I read through Anna Getty's Easy Green Organic book and then read through a few of the reviews. It seemed like the reviews were pretty bipolar, but I guess that's to be expected when the book title seems to suggest that it is a guide for both eating and living "green". This book is 80% cookbook, and I think if left with just that, it would easily score a full five stars. However the title suggests that it should be more than just a cookbook but rather a cookbook guiding you to going green.
<--As a Cookbook-->
For those looking for a good cookbook, Easy/Green/Organic is a good and safe bet. The instructions are clear and most (not all) of the recipes have a picture of the finished product so you get an idea of what you're striving for. I would consider the recipes in this book very California cuisine oriented. Lots of fresh veggies, fruits, olive oil with a meat-included dish every five to ten recipes. This is not what I would consider a "Beginner" level book. If you need to know how to slice, chop, mince or have your hand held every step of the way, this book is not quite at that level. If you can understand and accomplish: "Melt the butter in a medium saute pan over medium heat. Add the shallots, scallions and peas and saute for 2 to 3 minutes, being careful not to burn the shallots. Add the pea tendrils and cook until soft, about 4 minutes" then you'll be fine.
Most of the recipes are vegetarian friendly but not all. There are quite a few calling for meat (chicken/shrimp/beef/scallops) as well as a meat based stock. That being said, for those who are not interested in vegetarian meals, it should be noted that the majority of the recipes are meat-free (not that this is a bad thing, just an FYI).
My biggest issue with this book is the very light and yet simultaneously heavy-handed approach that the book uses to impart information on "Going Green." Of the nearly 240 pages which make up this book, only about 35 of those pages are devoted specifically to tips on going green. A few more pages can be compiled and added to that 35 count by way of the little "Did you know?" and "Green tip" factual tidbits sprinkled throughout the book.

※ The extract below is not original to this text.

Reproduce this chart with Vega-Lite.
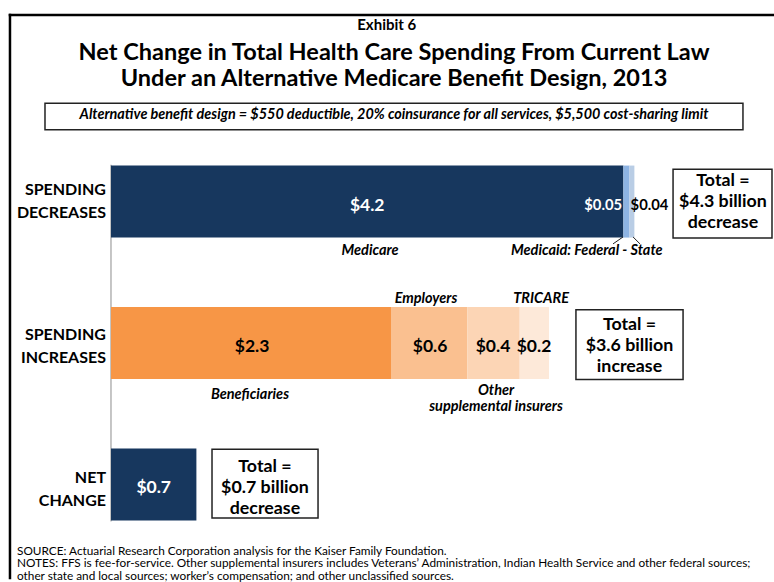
{
  "$schema": "https://vega.github.io/schema/vega-lite/v6.json",
  "width": 774,
  "height": 582,
  "autosize": {"type": "none"},
  "padding": 0,
  "background": "white",
  "config": {"view": {"stroke": null}},
  "datasets": {
    "bars": [
      {"row": 0, "segment": "Medicare", "value": 4.2, "order": 1},
      {"row": 0, "segment": "Medicaid: Federal", "value": 0.05, "order": 2},
      {"row": 0, "segment": "Medicaid: State", "value": 0.04, "order": 3},
      {"row": 1, "segment": "Beneficiaries", "value": 2.3, "order": 1},
      {"row": 1, "segment": "Employers", "value": 0.62, "order": 2},
      {"row": 1, "segment": "Other supplemental insurers", "value": 0.43, "order": 3},
      {"row": 1, "segment": "TRICARE", "value": 0.24, "order": 4},
      {"row": 2, "segment": "Net change", "value": 0.7, "order": 1}
    ],
    "boxes": [
      {"name": "design", "x": -0.541, "x2": 5.18, "y": -0.694, "y2": -0.507},
      {"name": "decrease", "x": 4.607, "x2": 5.418, "y": -0.229, "y2": 0.257},
      {"name": "increase", "x": 3.811, "x2": 4.689, "y": 0.764, "y2": 1.257},
      {"name": "net", "x": 0.828, "x2": 1.697, "y": 1.75, "y2": 2.236}
    ],
    "rules": [
      {"kind": "frame", "x": -0.828, "x2": -0.828, "y": -1.319, "y2": 2.66},
      {"kind": "frame", "x": -0.828, "x2": 5.44, "y": -1.319, "y2": -1.319},
      {"kind": "axis", "x": 0, "x2": 0, "y": -0.26, "y2": 2.26},
      {"kind": "leader", "x": 4.197, "x2": 4.115, "y": 0.25, "y2": 0.299},
      {"kind": "leader", "x": 4.279, "x2": 4.336, "y": 0.25, "y2": 0.299}
    ],
    "labels": [
      {"kind": "exhibit", "text": "Exhibit 6", "x": 2.26, "row": -1.215},
      {"kind": "title", "text": "Net Change in Total Health Care Spending From Current Law", "x": 2.32, "row": -0.997},
      {"kind": "title", "text": "Under an Alternative Medicare Benefit Design, 2013", "x": 2.32, "row": -0.816},
      {"kind": "white", "text": "$4.2", "x": 2.1, "row": 0.028},
      {"kind": "white", "text": "$0.7", "x": 0.35, "row": 2.021},
      {"kind": "whiteRight", "text": "$0.05", "x": 4.189, "row": 0.028},
      {"kind": "black", "text": "$2.3", "x": 1.156, "row": 1.028},
      {"kind": "black", "text": "$0.6", "x": 2.615, "row": 1.028},
      {"kind": "black", "text": "$0.4", "x": 3.131, "row": 1.028},
      {"kind": "black", "text": "$0.2", "x": 3.467, "row": 1.028},
      {"kind": "blackSmall", "text": "$0.04", "x": 4.414, "row": 0.028},
      {"kind": "italic", "text": "Medicare", "x": 2.123, "row": 0.347},
      {"kind": "italic", "text": "Medicaid: Federal - State", "x": 3.9, "row": 0.347},
      {"kind": "italic", "text": "Employers", "x": 2.582, "row": 0.688},
      {"kind": "italic", "text": "TRICARE", "x": 3.525, "row": 0.688},
      {"kind": "italic", "text": "Beneficiaries", "x": 1.139, "row": 1.368},
      {"kind": "italic", "text": "Other\nsupplemental insurers", "x": 3.156, "row": 1.34},
      {"kind": "rowlabel", "text": "SPENDING\nDECREASES", "x": -0.041, "row": -0.083},
      {"kind": "rowlabel", "text": "SPENDING\nINCREASES", "x": -0.041, "row": 0.945},
      {"kind": "rowlabel", "text": "NET\nCHANGE", "x": -0.041, "row": 1.952},
      {"kind": "box", "text": "Total =\n$4.3 billion\ndecrease", "x": 5.016, "row": -0.143},
      {"kind": "box", "text": "Total =\n$3.6 billion\nincrease", "x": 4.25, "row": 0.875},
      {"kind": "box", "text": "Total =\n$0.7 billion\ndecrease", "x": 1.262, "row": 1.875},
      {"kind": "design", "text": "Alternative benefit design = $550 deductible, 20% coinsurance for all services, $5,500 cost-sharing limit", "x": 2.32, "row": -0.615},
      {"kind": "footer", "text": "SOURCE: Actuarial Research Corporation analysis for the Kaiser Family Foundation.\nNOTES: FFS is fee-for-service. Other supplemental insurers includes Veterans’ Administration, Indian Health Service and other federal sources;\nother state and local sources; worker’s compensation; and other unclassified sources.", "x": -0.7705, "row": 2.466}
    ]
  },
  "layer": [
    {
      "data": {"name": "rules"},
      "transform": [{"filter": "datum.kind == 'frame'"}],
      "mark": {"type": "rule", "color": "black", "strokeWidth": 2.5, "strokeCap": "square"},
      "encoding": {
        "x": {"field": "x", "type": "quantitative", "scale": {"domain": [-0.9098, 5.4344], "nice": false, "zero": false}, "axis": null},
        "x2": {"field": "x2"},
        "y": {"field": "y", "type": "quantitative", "scale": {"domain": [-1.3889, 2.6528], "nice": false, "zero": false, "reverse": true}, "axis": null},
        "y2": {"field": "y2"}
      }
    },
    {
      "data": {"name": "boxes"},
      "mark": {"type": "rect", "fill": "white", "stroke": "#222222", "strokeWidth": 1.5},
      "encoding": {
        "x": {"field": "x", "type": "quantitative", "scale": {"domain": [-0.9098, 5.4344], "nice": false, "zero": false}, "axis": null},
        "x2": {"field": "x2"},
        "y": {"field": "y", "type": "quantitative", "scale": {"domain": [-1.3889, 2.6528], "nice": false, "zero": false, "reverse": true}, "axis": null},
        "y2": {"field": "y2"}
      }
    },
    {
      "data": {"name": "rules"},
      "transform": [{"filter": "datum.kind == 'axis'"}],
      "mark": {"type": "rule", "color": "#8c8c8c", "strokeWidth": 1},
      "encoding": {
        "x": {"field": "x", "type": "quantitative", "scale": {"domain": [-0.9098, 5.4344], "nice": false, "zero": false}, "axis": null},
        "x2": {"field": "x2"},
        "y": {"field": "y", "type": "quantitative", "scale": {"domain": [-1.3889, 2.6528], "nice": false, "zero": false, "reverse": true}, "axis": null},
        "y2": {"field": "y2"}
      }
    },
    {
      "data": {"name": "bars"},
      "mark": {"type": "bar", "orient": "horizontal", "size": 72},
      "encoding": {
        "x": {"field": "value", "type": "quantitative", "stack": "zero", "scale": {"domain": [-0.9098, 5.4344], "nice": false, "zero": false}, "axis": null},
        "y": {"field": "row", "type": "quantitative", "scale": {"domain": [-1.3889, 2.6528], "nice": false, "zero": false, "reverse": true}, "axis": null},
        "color": {
          "field": "segment",
          "type": "nominal",
          "scale": {
            "domain": ["Medicare", "Medicaid: Federal", "Medicaid: State", "Beneficiaries", "Employers", "Other supplemental insurers", "TRICARE", "Net change"],
            "range": ["#17375E", "#8EB4E3", "#B9CDE5", "#F79646", "#FAC090", "#FCD5B5", "#FDE9D9", "#17375E"]
          },
          "legend": null
        },
        "order": {"field": "order", "type": "quantitative"}
      }
    },
    {
      "data": {"name": "rules"},
      "transform": [{"filter": "datum.kind == 'leader'"}],
      "mark": {"type": "rule", "color": "#222222", "strokeWidth": 1},
      "encoding": {
        "x": {"field": "x", "type": "quantitative", "scale": {"domain": [-0.9098, 5.4344], "nice": false, "zero": false}, "axis": null},
        "x2": {"field": "x2"},
        "y": {"field": "y", "type": "quantitative", "scale": {"domain": [-1.3889, 2.6528], "nice": false, "zero": false, "reverse": true}, "axis": null},
        "y2": {"field": "y2"}
      }
    },
    {
      "data": {"name": "labels"},
      "transform": [{"filter": "datum.kind == 'exhibit'"}],
      "mark": {"type": "text", "font": "Lato", "fontSize": 15, "fontWeight": "bold", "color": "black", "align": "center", "baseline": "alphabetic"},
      "encoding": {
        "x": {"field": "x", "type": "quantitative", "scale": {"domain": [-0.9098, 5.4344], "nice": false, "zero": false}, "axis": null},
        "y": {"field": "row", "type": "quantitative", "scale": {"domain": [-1.3889, 2.6528], "nice": false, "zero": false, "reverse": true}, "axis": null},
        "text": {"field": "text"}
      }
    },
    {
      "data": {"name": "labels"},
      "transform": [{"filter": "datum.kind == 'title'"}],
      "mark": {"type": "text", "font": "Lato", "fontSize": 23.5, "fontWeight": "bold", "color": "black", "align": "center", "baseline": "alphabetic"},
      "encoding": {
        "x": {"field": "x", "type": "quantitative", "scale": {"domain": [-0.9098, 5.4344], "nice": false, "zero": false}, "axis": null},
        "y": {"field": "row", "type": "quantitative", "scale": {"domain": [-1.3889, 2.6528], "nice": false, "zero": false, "reverse": true}, "axis": null},
        "text": {"field": "text"}
      }
    },
    {
      "data": {"name": "labels"},
      "transform": [{"filter": "datum.kind == 'white'"}],
      "mark": {"type": "text", "font": "Lato", "fontSize": 17.5, "fontWeight": "bold", "color": "white", "align": "center", "baseline": "middle"},
      "encoding": {
        "x": {"field": "x", "type": "quantitative", "scale": {"domain": [-0.9098, 5.4344], "nice": false, "zero": false}, "axis": null},
        "y": {"field": "row", "type": "quantitative", "scale": {"domain": [-1.3889, 2.6528], "nice": false, "zero": false, "reverse": true}, "axis": null},
        "text": {"field": "text"}
      }
    },
    {
      "data": {"name": "labels"},
      "transform": [{"filter": "datum.kind == 'whiteRight'"}],
      "mark": {"type": "text", "font": "Lato", "fontSize": 14.8, "fontWeight": "bold", "color": "white", "align": "right", "baseline": "middle"},
      "encoding": {
        "x": {"field": "x", "type": "quantitative", "scale": {"domain": [-0.9098, 5.4344], "nice": false, "zero": false}, "axis": null},
        "y": {"field": "row", "type": "quantitative", "scale": {"domain": [-1.3889, 2.6528], "nice": false, "zero": false, "reverse": true}, "axis": null},
        "text": {"field": "text"}
      }
    },
    {
      "data": {"name": "labels"},
      "transform": [{"filter": "datum.kind == 'black'"}],
      "mark": {"type": "text", "font": "Lato", "fontSize": 17.5, "fontWeight": "bold", "color": "black", "align": "center", "baseline": "middle"},
      "encoding": {
        "x": {"field": "x", "type": "quantitative", "scale": {"domain": [-0.9098, 5.4344], "nice": false, "zero": false}, "axis": null},
        "y": {"field": "row", "type": "quantitative", "scale": {"domain": [-1.3889, 2.6528], "nice": false, "zero": false, "reverse": true}, "axis": null},
        "text": {"field": "text"}
      }
    },
    {
      "data": {"name": "labels"},
      "transform": [{"filter": "datum.kind == 'blackSmall'"}],
      "mark": {"type": "text", "font": "Lato", "fontSize": 14.8, "fontWeight": "bold", "color": "black", "align": "center", "baseline": "middle"},
      "encoding": {
        "x": {"field": "x", "type": "quantitative", "scale": {"domain": [-0.9098, 5.4344], "nice": false, "zero": false}, "axis": null},
        "y": {"field": "row", "type": "quantitative", "scale": {"domain": [-1.3889, 2.6528], "nice": false, "zero": false, "reverse": true}, "axis": null},
        "text": {"field": "text"}
      }
    },
    {
      "data": {"name": "labels"},
      "transform": [{"filter": "datum.kind == 'italic'"}],
      "mark": {"type": "text", "font": "Lato", "fontSize": 14.5, "fontWeight": "bold", "fontStyle": "italic", "color": "black", "align": "center", "baseline": "middle", "lineBreak": "\n", "lineHeight": 15.5},
      "encoding": {
        "x": {"field": "x", "type": "quantitative", "scale": {"domain": [-0.9098, 5.4344], "nice": false, "zero": false}, "axis": null},
        "y": {"field": "row", "type": "quantitative", "scale": {"domain": [-1.3889, 2.6528], "nice": false, "zero": false, "reverse": true}, "axis": null},
        "text": {"field": "text"}
      }
    },
    {
      "data": {"name": "labels"},
      "transform": [{"filter": "datum.kind == 'rowlabel'"}],
      "mark": {"type": "text", "font": "Lato", "fontSize": 16, "fontWeight": "bold", "color": "black", "align": "right", "baseline": "middle", "lineBreak": "\n", "lineHeight": 23},
      "encoding": {
        "x": {"field": "x", "type": "quantitative", "scale": {"domain": [-0.9098, 5.4344], "nice": false, "zero": false}, "axis": null},
        "y": {"field": "row", "type": "quantitative", "scale": {"domain": [-1.3889, 2.6528], "nice": false, "zero": false, "reverse": true}, "axis": null},
        "text": {"field": "text"}
      }
    },
    {
      "data": {"name": "labels"},
      "transform": [{"filter": "datum.kind == 'box'"}],
      "mark": {"type": "text", "font": "Lato", "fontSize": 17.8, "fontWeight": "bold", "color": "black", "align": "center", "baseline": "middle", "lineBreak": "\n", "lineHeight": 21},
      "encoding": {
        "x": {"field": "x", "type": "quantitative", "scale": {"domain": [-0.9098, 5.4344], "nice": false, "zero": false}, "axis": null},
        "y": {"field": "row", "type": "quantitative", "scale": {"domain": [-1.3889, 2.6528], "nice": false, "zero": false, "reverse": true}, "axis": null},
        "text": {"field": "text"}
      }
    },
    {
      "data": {"name": "labels"},
      "transform": [{"filter": "datum.kind == 'design'"}],
      "mark": {"type": "text", "font": "Lato", "fontSize": 14.4, "fontWeight": "bold", "fontStyle": "italic", "color": "black", "align": "center", "baseline": "middle"},
      "encoding": {
        "x": {"field": "x", "type": "quantitative", "scale": {"domain": [-0.9098, 5.4344], "nice": false, "zero": false}, "axis": null},
        "y": {"field": "row", "type": "quantitative", "scale": {"domain": [-1.3889, 2.6528], "nice": false, "zero": false, "reverse": true}, "axis": null},
        "text": {"field": "text"}
      }
    },
    {
      "data": {"name": "labels"},
      "transform": [{"filter": "datum.kind == 'footer'"}],
      "mark": {"type": "text", "font": "Lato", "fontSize": 11.8, "color": "black", "align": "left", "baseline": "middle", "lineBreak": "\n", "lineHeight": 12.8},
      "encoding": {
        "x": {"field": "x", "type": "quantitative", "scale": {"domain": [-0.9098, 5.4344], "nice": false, "zero": false}, "axis": null},
        "y": {"field": "row", "type": "quantitative", "scale": {"domain": [-1.3889, 2.6528], "nice": false, "zero": false, "reverse": true}, "axis": null},
        "text": {"field": "text"}
      }
    }
  ]
}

Now if the book had simply offered suggestions and tips for going green that would be one thing, but the author goes the extra step of attempting to convince you with reasons on why you should go Green/Organic/Sustainable. Unfortunately many of the reasons aren't really substantiated with facts, but rather a "Non-organic foods have pesticides. Pesticides are bad," sort of argument. So as soon as someone asks you to explain why pesticides are bad when we've been using them for decades, well you're at a loss because that information wasn't really provided. As an example, the entire argument against using Genetically Modified Organisms (GMO's) is that "...others (including myself) argue that there are unknown health effects as well as potential environmental hazards in the proliferation of GMO crops." The tips on getting new gadgets for the kitchen amounts to: Make sure you really need it, and if you do, look for an Energy Star label.
If you like Californian cuisine, purchase this book. The recipes are nice, fresh and formatted in a easy to digest fashion. While none of the recipes are extremely awe-inspiring, it does contain a good cross-section of items to get you started in figuring out what part of the cuisine you want to hone in on. Again, this book is vegetarian "friendly," not "exclusive". Other Californian cuisine books I would recommend are: Live, Love, Eat!: The Best of Wolfgang Puck and The French Laundry Cookbook. If you want to go the complete opposite direction, I suggest The Pioneer Woman Cooks: Recipes from an Accidental Country Girl.
If you were interested in buying this book as a resource on going green or organic (and not so much for the cooking), I would suggest passing in favor of a more robust offering. The Omnivore's Dilemma by Michael Pollan, Organic, Inc.: Natural Foods and How They Grew and To Buy or Not to Buy Organic: What You Need to Know to Choose the Healthiest, Safest, Most Earth-Friendly Food are all books I recommend on the subject.